Tel est mon souhait, chers jeunes amis, et je prie en ce sens, alors que je vous bénis de tout coeur, ainsi que vos éducateurs, vos familles et les personnes qui soutiennent l'activité du Séminaire romain et la pastorale des vocations du diocèse de Rome.
A la fin de son discours, avant de donner la Bénédiction conclusive, le Saint-Père a ajouté:
Avant de conclure ce discours, je voudrais encore revenir sur mon propre séminaire.
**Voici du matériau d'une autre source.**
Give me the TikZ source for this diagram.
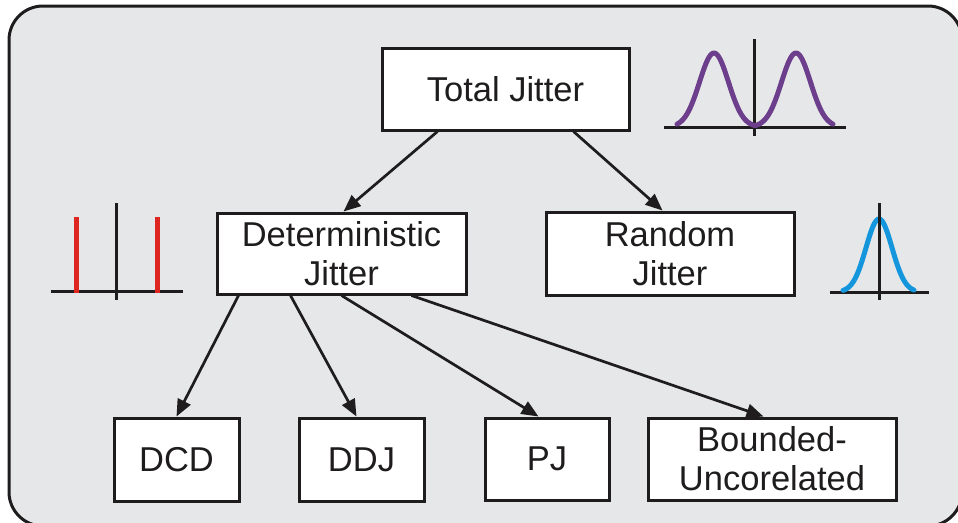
\documentclass[tikz,border=0pt]{standalone}
\usepackage{fontspec}
\setmainfont{Liberation Sans}
\usetikzlibrary{arrows.meta,calc}

\definecolor{panelgray}{RGB}{230,231,233}
\definecolor{edgeblack}{RGB}{30,28,28}
\definecolor{tjpurple}{RGB}{108,62,140}
\definecolor{djred}{RGB}{222,38,32}
\definecolor{rjblue}{RGB}{20,150,220}

\tikzset{
  jbox/.style={draw=edgeblack, line width=3pt, fill=white, inner sep=0pt,
    align=center, font=\fontsize{34.5}{39}\selectfont, text=edgeblack},
  link/.style={draw=edgeblack, line width=2.7pt,
    -{Triangle[length=17pt,width=14pt]}},
  axisline/.style={draw=edgeblack, line width=3pt},
  wave/.style={line width=5pt, line cap=round, line join=round}
}

\begin{document}
\begin{tikzpicture}[x=1pt,y=-1pt]
  \useasboundingbox (0,0) rectangle (958,522);

  % panel behind the tree
  \draw[draw=edgeblack, line width=3pt, fill=panelgray, rounded corners=34pt]
    (9,6) rectangle (962,526);

  % boxes of the jitter tree
  \node[jbox, minimum width=247pt, minimum height=82pt] (total) at (505.5,89) {Total Jitter};
  \node[jbox, minimum width=249pt, minimum height=81pt] (det) at (341.5,253.5) {Deterministic\\Jitter};
  \node[jbox, minimum width=248pt, minimum height=83pt] (rand) at (670,253.5) {Random\\Jitter};
  \node[jbox, minimum width=125pt, minimum height=83pt] (dcd) at (176.5,459.5) {DCD};
  \node[jbox, minimum width=125pt, minimum height=83pt] (ddj) at (361.5,459.5) {DDJ};
  \node[jbox, minimum width=124pt, minimum height=82pt] (pj) at (547,459) {PJ};
  \node[jbox, minimum width=248pt, minimum height=82pt] (bu) at (772,459) {Bounded-\\Uncorelated};

  % connectors
  \draw[link] ($(total.south west)+(57,0)$) -- ($(det.north west)+(128,0)$);
  \draw[link] ($(total.south west)+(193,0)$) -- ($(rand.north west)+(118,0)$);
  \draw[link] ($(det.south west)+(23,0)$) -- ($(dcd.north west)+(64,0)$);
  \draw[link] ($(det.south west)+(75,0)$) -- ($(ddj.north west)+(59,0)$);
  \draw[link] ($(det.south west)+(126,0)$) -- ($(pj.north west)+(55,0)$);
  \draw[link] ($(det.south west)+(196,0)$) -- ($(bu.north west)+(117,0)$);

  % total jitter: two gaussians
  \draw[axisline] (664,127) -- (846,127);
  \draw[axisline] (754,39) -- (754,136);
  \draw[wave, tjpurple]
    plot[domain=677:755, samples=60, smooth] (\x, {127-74*exp(-0.5*((\x-714)/14.5)^2)})
    -- plot[domain=755:833, samples=60, smooth] (\x, {127-74*exp(-0.5*((\x-796)/14.5)^2)});

  % deterministic jitter: two spectral lines
  \draw[axisline] (51,291) -- (183,291);
  \draw[axisline] (116,203) -- (116,300);
  \draw[wave, djred, line cap=butt] (76,217) -- (76,293);
  \draw[wave, djred, line cap=butt] (157,217) -- (157,293);

  % random jitter: one gaussian
  \draw[axisline] (830,292) -- (929,292);
  \draw[wave, rjblue]
    plot[domain=843:914, samples=70, smooth] (\x, {292-73*exp(-0.5*((\x-879)/13)^2)});
  \draw[axisline] (879,203) -- (879,300);
\end{tikzpicture}
\end{document}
Il s'agissait d'un séminaire "clandestin". Pendant la guerre, avec l'occupation nazie de la Pologne et de Cracovie, tous les séminaires avaient été fermés. Le Cardinal Sapieha, mon Evêque de Cracovie, avait organisé un séminaire "clandestin", et j'appartenais à ce "séminaire" clandestin, pour ainsi dire "des catacombes". Mon expérience est surtout liée à ce séminaire. D'autant plus aujourd'hui que nous sommes revenus par la mémoire à soeur Faustina. Soeur Faustina a vécu et repose à présent près de Cracovie, dans une localité qui se nomme Lagiewniki. Juste à coté de Lagiewniki se trouvait l'usine chimique Solvay, où j'ai travaillé comme ouvrier pendant les quatre années de guerre et d'occupation nazie. Jamais je n'aurais pu penser à cette époque où j'étais ouvrier qu'un jour, en tant qu'Evêque de Rome, j'aurais parlé de cette expérience aux séminaristes romains.
Cette expérience d'ouvrier et en même temps de séminariste "clandestin" m'a marqué pour toute la vie. A l'usine, pendant mon tour de huit heures, de jour comme de nuit, j'amenais avec moi quelques livres. Mes collègues ouvriers se sont un peu étonnés, mais pas scandalisés. Ils m'ont même dit: "Nous t'aiderons, tu peux même te reposer et nous essaierons de surveiller ton poste". Et c'est ainsi que j'ai pu également passer mes examens devant mes professeurs. Tout cela dans la clandestinité: philosophie, métaphysique... J'ai étudié la métaphysique tout seul et j'essayais de comprendre ses "catégories". Et j'ai compris. Même sans l'aide des professeurs, j'ai compris. Et en plus d'avoir réussi l'examen, j'ai pu constater que la métaphysique, la philosophie chrétienne, me donnait une nouvelle vision du monde, une connaissance plus profonde de la réalité. Auparavant, j'avais étudié les sciences humaines, liées à la littérature, à la langue. Avec la métaphysique et la philosophie, j'ai trouvé la clé, la clé d'une compréhension et d'une connaissance du monde. Une connaissance plus profonde, je dirais définitive.
Peut-être faudrait-il rappeler d'autres choses encore, mais l'on ne peut pas trop prolonger, malheureusement. Toutefois, je voulais ajouter cela, qui m'est venu à l'esprit pendant l'exécution musicale de l'Oratorio: "Toi qui es un séminariste "clandestin", tu dois parler aux séminaristes de Rome d'aujourd'hui de cette expérience qui est la tienne". Je remercie le Seigneur qui m'a fait vivre cette expérience extraordinaire et m'a également permis de parler de cette expérience du séminaire "clandestin", "des catacombes" aux séminaristes de Rome, après plus de cinquante ans. Et je pense que cela est un bel hommage à la "Madone de la Confiance", parce que pendant toutes ces années "de clandestinité", on vivait seulement grâce à cette confiance, la confiance en Dieu et en sa Mère. J'ai appris la confiance dans la Sainte Vierge, qui est la Patronne de votre séminaire. J'ai appris à avoir confiance surtout au cours des terribles années de la guerre et de la clandestinité. Merci.